Paix vous soit, cher frère. Si vous avez encore quelques pensées là-dessus, écrivez-moi. Quant à la défection de notre frère E., je n’en suis pas étonné. Je ne peux pas dire non plus, sauf pour lui en charité, que cela me fasse de la peine. Il se connaît très peu, ou point. Dieu a permis qu’il fût en grande bénédiction, je le crois, à sa femme. Je la connais depuis de longues années, ainsi que sa famille.

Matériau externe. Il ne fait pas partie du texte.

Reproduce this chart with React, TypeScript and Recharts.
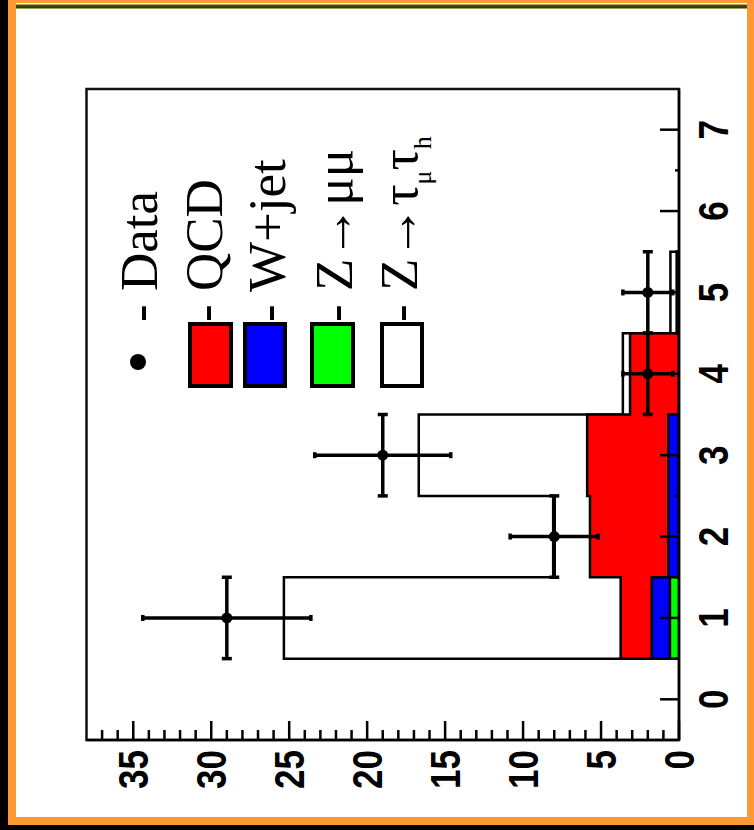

J’ai une bonne lettre de notre cher N. à T., et je lui ai écrit. La joie de l’assemblée et la grâce que notre Seigneur lui fait sont ma joie, cher frère, et une grâce qu’il me fait à moi. Je suis avec eux en Esprit. Qu’Il les garde près de lui dans l’humilité et dans la joie de sa présence. Saluez beaucoup R., G., F. (j’ai reçu un billet de lui ; j’ai été trop malade pour y répondre), E. et tous les frères. D. M. est, je suppose, toujours à V. Saluez-le aussi affectueusement, ainsi que C., C. et tous les autres que je ne puis nommer nom par nom. J’ai toujours la pensée d’entreprendre mon voyage en Suisse, si Dieu me le permet. Il est possible que mon état de faiblesse le renvoie à une saison un peu plus douce pour traverser le Jura, mais pas pour longtemps, je le pense. Sauf quelques visites, je ne crois pas trouver ici le champ de mon travail. Nîmes m’appellera probablement plus tard. Mais auparavant je pense – Dieu seul le sait – aller en Suisse.